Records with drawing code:

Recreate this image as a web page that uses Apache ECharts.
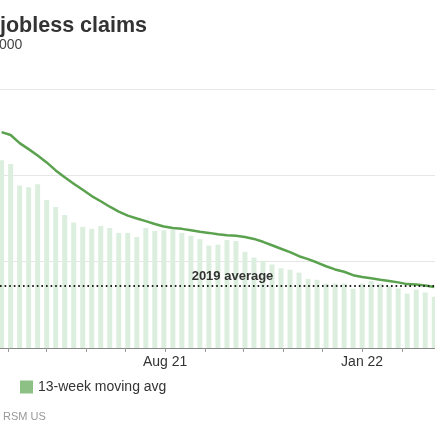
<!DOCTYPE html>
<html>
<head>
<meta charset="utf-8">
<script src="https://cdn.jsdelivr.net/npm/echarts@6/dist/echarts.min.js"></script>
<style>
  html, body { margin: 0; padding: 0; background: #fff; }
  #chart { width: 435px; height: 435px; }
</style>
</head>
<body>
<div id="chart"></div>
<script>
// Week-ending dates (Saturdays)
const weekEnding = [
    '2021-03-27', '2021-04-03', '2021-04-10', '2021-04-17', '2021-04-24',
    '2021-05-01', '2021-05-08', '2021-05-15', '2021-05-22', '2021-05-29',
    '2021-06-05', '2021-06-12', '2021-06-19', '2021-06-26',
    '2021-07-03', '2021-07-10', '2021-07-17', '2021-07-24', '2021-07-31',
    '2021-08-07', '2021-08-14', '2021-08-21', '2021-08-28',
    '2021-09-04', '2021-09-11', '2021-09-18', '2021-09-25',
    '2021-10-02', '2021-10-09', '2021-10-16', '2021-10-23', '2021-10-30',
    '2021-11-06', '2021-11-13', '2021-11-20', '2021-11-27',
    '2021-12-04', '2021-12-11', '2021-12-18', '2021-12-25',
    '2022-01-01', '2022-01-08', '2022-01-15', '2022-01-22', '2022-01-29',
    '2022-02-05', '2022-02-12', '2022-02-19', '2022-02-26'
];

// Weekly claims, thousands
const weeklyClaims = [
    652, 639, 565, 559, 569, 514, 490, 462, 436, 421,
    414, 424, 417, 400, 400, 386, 417, 407, 409, 412,
    400, 390, 378, 356, 359, 375, 372, 334, 314, 303,
    290, 277, 272, 262, 240, 237, 224, 224, 224, 206,
    224, 233, 224, 216, 207, 189, 203, 193, 178
];

// 13-week moving average, thousands
const movingAvg = [
    750, 740, 712, 691, 669, 645, 617, 593, 571, 550,
    528, 510, 491, 474, 460, 450, 441, 431, 422, 417,
    414, 409, 404, 400, 395, 392, 390, 386, 379, 369,
    357, 345, 333, 319, 309, 297, 284, 273, 265, 253,
    247, 242, 237, 233, 228, 222, 221, 217, 212
];

const avg2019 = 217;

// Axis ticks and labels
const monthTicks = [
    '2021-04-01', '2021-05-01', '2021-06-01', '2021-07-01', '2021-08-01',
    '2021-09-01', '2021-10-01', '2021-11-01', '2021-12-01', '2022-01-01', '2022-02-01'
];
const labelTicks = ['2021-08-01', '2022-01-01'];
const labelText = ['Aug 21', 'Jan 22'];
const yTicks = [0, 300, 600, 900];

const FONT = '"Liberation Sans", Arial, sans-serif';
// dates become plain millisecond numbers on a value axis
const toTime = s => new Date(s + 'T00:00:00Z').getTime();
const DAY = 86400000;

const chart = echarts.init(document.getElementById('chart'));

const labelTimes = labelTicks.map(toTime);

const option = {
    animation: false,
    textStyle: { fontFamily: FONT },
    title: [
        {
            text: 'jobless claims',
            left: 0,
            top: 15,
            padding: 0,
            textStyle: { fontSize: 21.5, fontWeight: 'bold', color: '#333', fontFamily: FONT }
        },
        {
            text: '000',
            left: -1,
            top: 38,
            padding: 0,
            textStyle: { fontSize: 14, fontWeight: 'normal', color: '#444', fontFamily: FONT }
        },
        {
            text: 'RSM US',
            left: 3,
            top: 411,
            padding: 0,
            textStyle: { fontSize: 11, fontWeight: 'normal', color: '#999', fontFamily: FONT }
        }
    ],
    legend: {
        data: [{ name: '13-week moving avg', icon: 'rect', itemStyle: { color: '#8cc084' } }],
        left: 20,
        top: 380,
        padding: 0,
        itemWidth: 13,
        itemHeight: 13,
        textStyle: { fontSize: 14, color: '#333', fontFamily: FONT }
    },
    grid: {
        left: 0,
        right: 0,
        top: 89,
        bottom: 87,
        containLabel: false
    },
    xAxis: {
        type: 'value',
        min: toTime('2021-03-27') - 1.25 * DAY,
        max: toTime('2022-02-26') + 0.6 * DAY,
        axisLine: { lineStyle: { color: '#888', width: 1 } },
        axisTick: {
            show: true,
            length: 4,
            lineStyle: { color: '#999' },
            customValues: monthTicks.map(toTime)
        },
        axisLabel: {
            margin: 7,
            fontSize: 14,
            color: '#333',
            fontFamily: FONT,
            customValues: labelTimes,
            formatter: function (value) {
                const idx = labelTimes.indexOf(value);
                return idx >= 0 ? labelText[idx] : '';
            }
        },
        splitLine: { show: false }
    },
    yAxis: {
        type: 'value',
        min: yTicks[0],
        max: yTicks[yTicks.length - 1],
        interval: 300,
        axisLine: { show: false },
        axisTick: { show: false },
        axisLabel: { show: false },
        splitLine: { lineStyle: { color: '#e6e6e6', width: 1 } }
    },
    series: [
        {
            name: 'Weekly claims',
            type: 'bar',
            barWidth: 5,
            itemStyle: { color: '#dcefdf' },
            data: weekEnding.map((d, i) => [toTime(d), weeklyClaims[i]])
        },
        {
            name: '13-week moving avg',
            type: 'line',
            showSymbol: false,
            smooth: false,
            lineStyle: { color: '#5ba24f', width: 2.5, join: 'round' },
            itemStyle: { color: '#5ba24f' },
            data: weekEnding.map((d, i) => [toTime(d), movingAvg[i]]),
            markLine: {
                silent: true,
                symbol: 'none',
                lineStyle: { color: '#222', width: 2, type: [1.6, 3], cap: 'butt' },
                label: {
                    show: true,
                    position: 'insideMiddleTop',
                    distance: 3,
                    padding: [0, 0, 0, 30],
                    formatter: '2019 average',
                    fontSize: 13,
                    fontWeight: 'bold',
                    color: '#333',
                    fontFamily: FONT
                },
                data: [{ yAxis: avg2019 }]
            }
        }
    ]
};

chart.setOption(option);
</script>
</body>
</html>
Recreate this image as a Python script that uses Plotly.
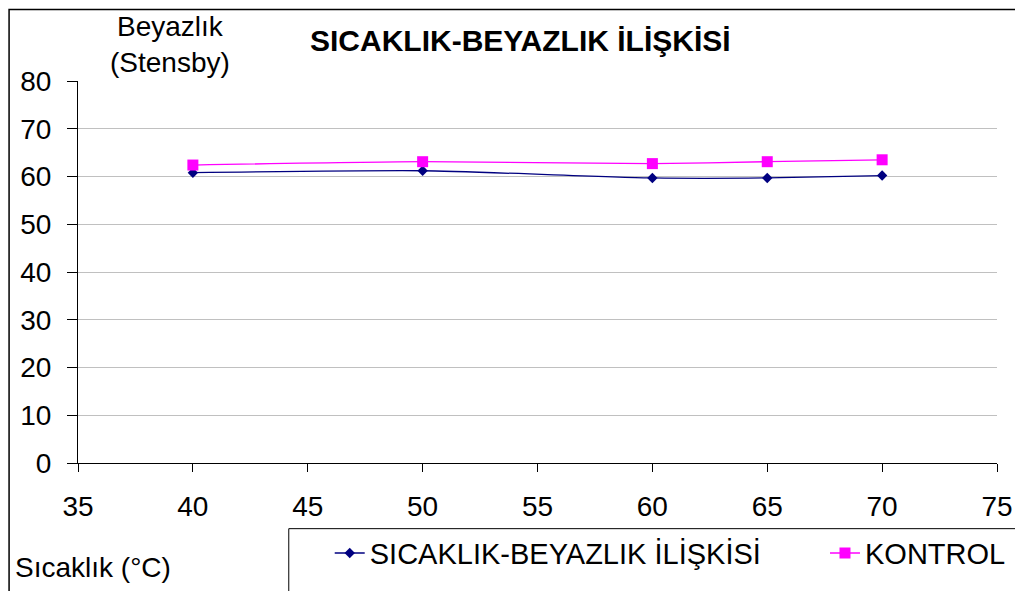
import plotly.graph_objects as go

temps = [40, 50, 60, 65, 70]
beyazlik = [60.8, 61.2, 59.7, 59.7, 60.2]
kontrol = [62.4, 63.1, 62.7, 63.1, 63.5]

x_ticks = [35, 40, 45, 50, 55, 60, 65, 70, 75]
y_ticks = [0, 10, 20, 30, 40, 50, 60, 70, 80]

FONT = "Liberation Sans, Arial, sans-serif"

# the page has an 8px body margin, so the figure sits at (8, 8)
# plot area on screen: x 78..998, y 81..465
PX0, PW, PY0, PH = 78, 920, 465, 384


def px(x):
    return (x - PX0) / PW


def py(y):
    return (PY0 - y) / PH


fig = go.Figure()
fig.add_trace(go.Scatter(
    x=temps, y=beyazlik,
    mode="lines+markers",
    line=dict(color="#000080", width=1.3, shape="spline", smoothing=0.6),
    marker=dict(symbol="diamond", size=8, color="#000080"),
    name="SICAKLIK-BEYAZLIK İLİŞKİSİ",
    legend="legend",
))
fig.add_trace(go.Scatter(
    x=temps, y=kontrol,
    mode="lines+markers",
    line=dict(color="#FF00FF", width=1.3, shape="spline", smoothing=0.6),
    marker=dict(symbol="square", size=11, color="#FF00FF"),
    name="KONTROL",
    legend="legend2",
))

# outer frame and legend box
fig.add_shape(type="rect", xref="paper", yref="paper",
              x0=px(9), x1=px(1017), y0=py(640), y1=py(9),
              line=dict(color="black", width=1.5), layer="below")
fig.add_shape(type="rect", xref="paper", yref="paper",
              x0=px(289), x1=px(1019), y0=py(640), y1=py(531),
              line=dict(color="black", width=1), layer="below")

fig.add_annotation(text="<b>SICAKLIK-BEYAZLIK İLİŞKİSİ</b>", xref="paper", yref="paper",
                   x=px(521), y=py(40), showarrow=False,
                   font=dict(size=30, family=FONT, color="black"),
                   xanchor="center", yanchor="middle")
fig.add_annotation(text="Beyazlık<br>(Stensby)", xref="paper", yref="paper",
                   x=px(170), y=py(44), showarrow=False,
                   font=dict(size=28, family=FONT, color="black"),
                   xanchor="center", yanchor="middle")
fig.add_annotation(text="Sıcaklık (°C)", xref="paper", yref="paper",
                   x=px(13), y=py(570), showarrow=False,
                   font=dict(size=28, family=FONT, color="black"),
                   xanchor="left", yanchor="middle")

# legend kept high enough that it does not push the bottom margin
legend_style = dict(orientation="h", yanchor="top", y=py(530),
                    font=dict(size=29, family=FONT, color="black"),
                    bgcolor="rgba(0,0,0,0)")

fig.update_layout(
    width=1015, height=583,
    margin=dict(l=70, r=25, t=73, b=126),
    paper_bgcolor="white",
    plot_bgcolor="white",
    font=dict(family=FONT, size=28, color="black"),
    showlegend=True,
    legend=dict(legend_style, x=px(330), xanchor="left"),
    legend2=dict(legend_style, x=px(1012), xanchor="right"),
    xaxis=dict(range=[35, 75], tickvals=x_ticks, showgrid=False, zeroline=False,
               showline=True, linecolor="black", linewidth=1, automargin=False,
               ticks="outside", ticklen=8, tickcolor="black", ticklabelstandoff=10),
    yaxis=dict(range=[0, 80], tickvals=y_ticks, showgrid=True, gridcolor="#C0C0C0",
               zeroline=False, showline=True, linecolor="black", linewidth=1, automargin=False,
               ticks="outside", ticklen=10, tickcolor="black", ticklabelstandoff=10),
)

fig.write_html("out.html")
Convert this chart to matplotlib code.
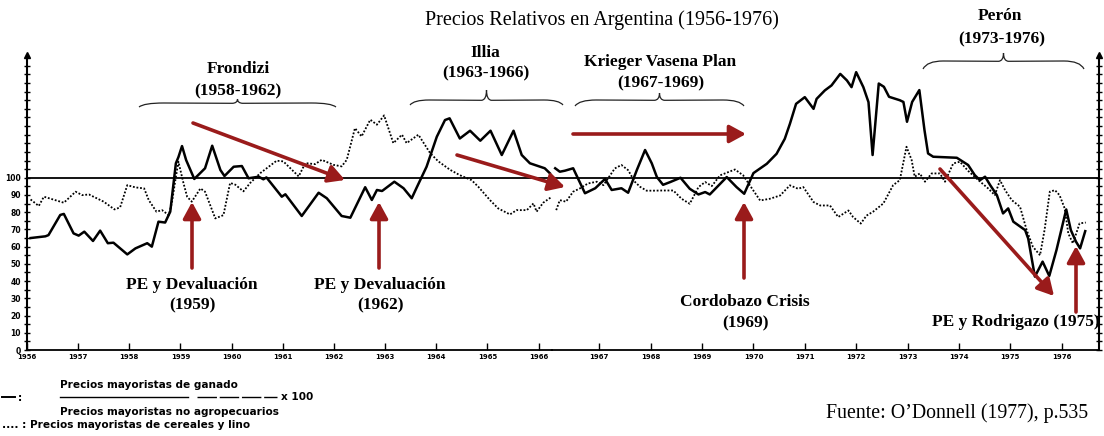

* Exercise brief *
Only the lines from the one holding "Recreate this image as a Python" to the one holding "return (PY0 - y) / PH" should be returned, both included and exactly as written, with no pictures.

* Task result *
Recreate this image as a Python script that uses Plotly.
import plotly.graph_objects as go

temps = [40, 50, 60, 65, 70]
beyazlik = [60.8, 61.2, 59.7, 59.7, 60.2]
kontrol = [62.4, 63.1, 62.7, 63.1, 63.5]

x_ticks = [35, 40, 45, 50, 55, 60, 65, 70, 75]
y_ticks = [0, 10, 20, 30, 40, 50, 60, 70, 80]

FONT = "Liberation Sans, Arial, sans-serif"

# the page has an 8px body margin, so the figure sits at (8, 8)
# plot area on screen: x 78..998, y 81..465
PX0, PW, PY0, PH = 78, 920, 465, 384


def px(x):
    return (x - PX0) / PW


def py(y):
    return (PY0 - y) / PH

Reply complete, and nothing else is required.